Kita sering mendengar ucapan petinggi pemerintah, "kepentingan rakyat harus didahulukan daripada kepentingan kelompok." Beberapa petinggi juga kerap mengatakan, "pemerintah telah bekerja untuk rakyat."

Kita juga tahu, ada sejumlah partai yang menyisipkan kata rakyat sebagai namanya. Pada Pemilu 1999, misalnya, ada 141 partai yang disahkan Departemen Kehakiman. Dari jumlah ini ada 21 partai yang namanya menggunakan rakyat (Almanak Parpol Indonesia, Pemilu 1999). Meski tidak semua menyisipkan kata rakyat sebagai nama resmi, hampir bisa dipastikan tidak ada partai dan politisi yang berani menyatakan tidak berjuang untuk rakyat.

Jika semua berjuang untuk rakyat, apa yang membedakan partai-partai itu? Jenis "rakyat" apakah yang mereka perjuangkan? Jika semua berjuang untuk rakyat, mengapa negeri ini terus tertatih-tatih dalam memperbaiki nasib rakyat?

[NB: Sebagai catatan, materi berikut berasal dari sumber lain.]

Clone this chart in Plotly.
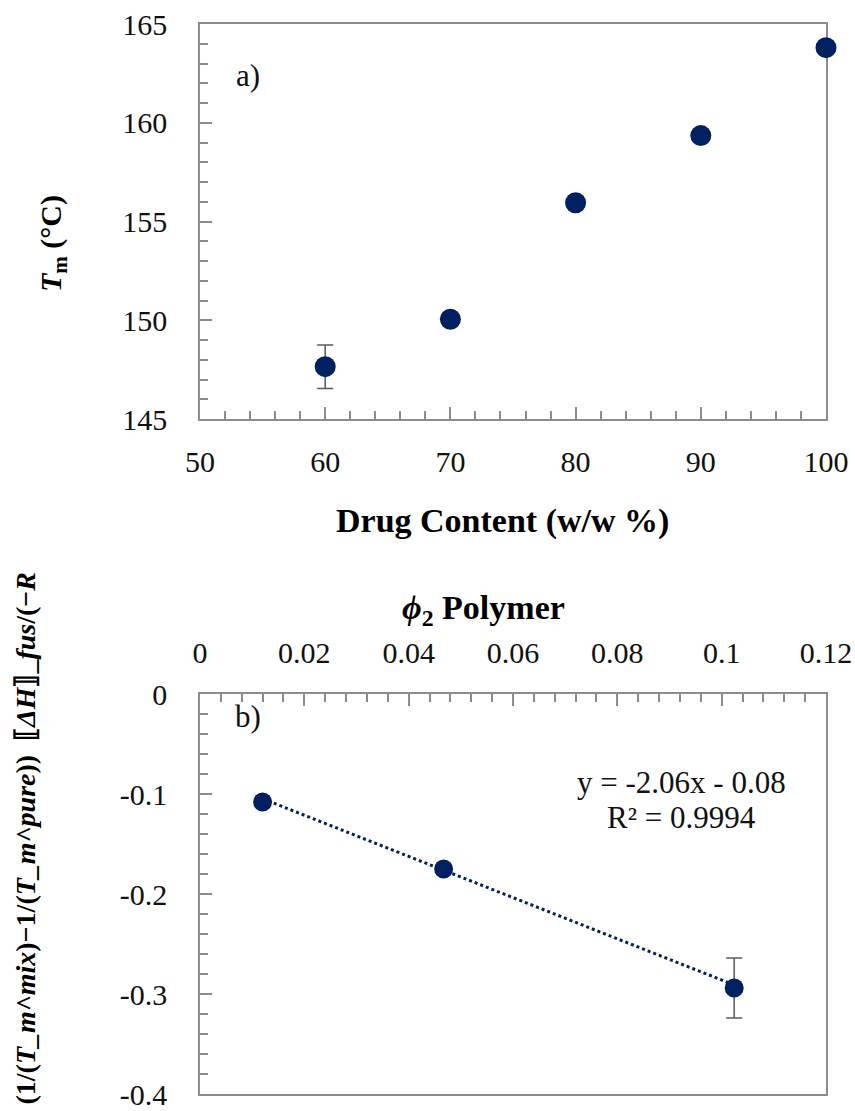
import plotly.graph_objects as go

W, H = 855, 1111

# ---- panel a data ----
drug_content = [60, 70, 80, 90, 100]
tm_values = [147.65, 150.05, 155.95, 159.35, 163.8]
tm_errors = [1.1, 0, 0, 0, 0]

# ---- panel b data ----
phi2 = [0.012, 0.0467, 0.1024]
fh_values = [-0.108, -0.175, -0.294]
fh_errors = [0, 0, 0.03]
fit_slope = -2.06
fit_intercept = -0.08

# tick labels
xa_ticks = [50, 60, 70, 80, 90, 100]
ya_ticks = [145, 150, 155, 160, 165]
xb_ticks = [0, 0.02, 0.04, 0.06, 0.08, 0.1, 0.12]
xb_labels = ["0", "0.02", "0.04", "0.06", "0.08", "0.1", "0.12"]
yb_ticks = [0, -0.1, -0.2, -0.3, -0.4]
yb_labels = ["0", "-0.1", "-0.2", "-0.3", "-0.4"]

NAVY = "#002060"
GRAY = "#8c8c8c"
FONT = "Liberation Serif"


def px_x(p):
    return p / W


def px_y(p):
    return 1 - p / H


fig = go.Figure()

fig.add_trace(go.Scatter(
    x=drug_content, y=tm_values, mode="markers",
    marker=dict(size=21, color=NAVY),
    error_y=dict(type="data", array=tm_errors, visible=True, color="#595959",
                 thickness=1.5, width=8),
    xaxis="x", yaxis="y", cliponaxis=False, showlegend=False))

x_fit = [min(phi2), max(phi2)]
y_fit = [fit_slope * v + fit_intercept for v in x_fit]
fig.add_trace(go.Scatter(
    x=x_fit, y=y_fit, mode="lines",
    line=dict(color=NAVY, width=3, dash="dot"),
    xaxis="x2", yaxis="y2", showlegend=False))

fig.add_trace(go.Scatter(
    x=phi2, y=fh_values, mode="markers",
    marker=dict(size=19, color=NAVY),
    error_y=dict(type="data", array=fh_errors, visible=True, color="#595959",
                 thickness=1.5, width=8),
    xaxis="x2", yaxis="y2", cliponaxis=False, showlegend=False))

axis_common = dict(
    showline=True, linecolor=GRAY, linewidth=1.5, mirror=True,
    ticks="inside", ticklen=12, tickwidth=1.5, tickcolor=GRAY,
    showgrid=False, zeroline=False, layer="below traces", automargin=False,
    ticklabeloverflow="allow",
    tickfont=dict(family=FONT, size=30, color="#111111"),
)
minor_common = dict(ticks="inside", ticklen=8, tickwidth=1.5, tickcolor=GRAY,
                    showgrid=False)

top_dom_x = [px_x(200), px_x(826)]
top_dom_y = [px_y(419), px_y(24)]
bot_dom_y = [px_y(1094), px_y(694)]

fig.update_layout(
    width=W, height=H, autosize=False,
    margin=dict(l=0, r=0, t=0, b=0, autoexpand=False),
    paper_bgcolor="white", plot_bgcolor="white",
    xaxis=dict(domain=top_dom_x, range=[50, 100], anchor="y",
               tickmode="array", tickvals=xa_ticks,
               ticktext=[str(v) for v in xa_ticks],
               minor=dict(dtick=2, **minor_common),
               ticklabelstandoff=15, **axis_common),
    yaxis=dict(domain=top_dom_y, range=[145, 165], anchor="x",
               tickmode="array", tickvals=ya_ticks,
               ticktext=[str(v) for v in ya_ticks],
               minor=dict(dtick=1, **minor_common),
               ticklabelstandoff=25, **axis_common),
    xaxis2=dict(domain=top_dom_x, range=[0, 0.12], anchor="y2", side="top",
                tickmode="array", tickvals=xb_ticks, ticktext=xb_labels,
                minor=dict(dtick=0.004, **minor_common),
                ticklabelstandoff=17, **axis_common),
    yaxis2=dict(domain=bot_dom_y, range=[-0.4, 0], anchor="x2",
                tickmode="array", tickvals=yb_ticks, ticktext=yb_labels,
                minor=dict(dtick=0.02, **minor_common),
                ticklabelstandoff=25, **axis_common),
)

ann_font = dict(family=FONT, size=31, color="#111111")
title_font = dict(family=FONT, size=34, color="#000000")


def note(text, x, y, font, angle=0, xa="center", ya="middle"):
    return dict(text=text, x=px_x(x), y=px_y(y), xref="paper", yref="paper",
                xanchor=xa, yanchor=ya, showarrow=False, textangle=angle,
                font=font)


annotations = [
    note("a)", 248, 75, ann_font),
    note("b)", 248, 716, ann_font),
    note("y = -2.06x - 0.08", 681, 782, ann_font),
    note("R² = 0.9994", 681, 817, ann_font),
    note("<b>Drug Content (w/w %)</b>", 502, 521, title_font),
    note("<b><i>ϕ</i><sub>2</sub> Polymer</b>", 484, 610, title_font),
    note("<b><i>T</i><sub>m</sub> (°C)</b>", 53, 244,
         dict(family=FONT, size=30, color="#000000"), angle=-90),
    note("<b>(1/(<i>T_m^mix</i>)−1/(<i>T_m^pure</i>))  ⟦<i>ΔH</i>⟧_<i>fus</i>/(−<i>R</i></b>",
         25, 570, dict(family=FONT, size=28, color="#000000"), angle=-90,
         ya="top"),
]
fig.update_layout(annotations=annotations)

fig.write_html("out.html")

Bukan Sekedar Konstituensi
Ada tiga tantangan besar dalam kehidupan demokrasi saat kita melakukan proses pemaknaan rakyat.

Tantangan pertama, saat rakyat diidentikkan hanya sebagai konstituensi (constituency). Diinspirasikan kalangan liberal, pemikiran ini berargumen rakyat tidak pernah tunggal, tetapi majemuk. Pengelompokan sebagai akibat keragaman dalam kepentingan ekonomi, politik, dan sosio-kultural dipandang sebagai hal wajar. Bagi kalangan liberal, rakyat memiliki pusat-pusat kekuasaan yang tersebar dan harus saling berkompetisi secara reguler guna mendapat kekuasaan negara.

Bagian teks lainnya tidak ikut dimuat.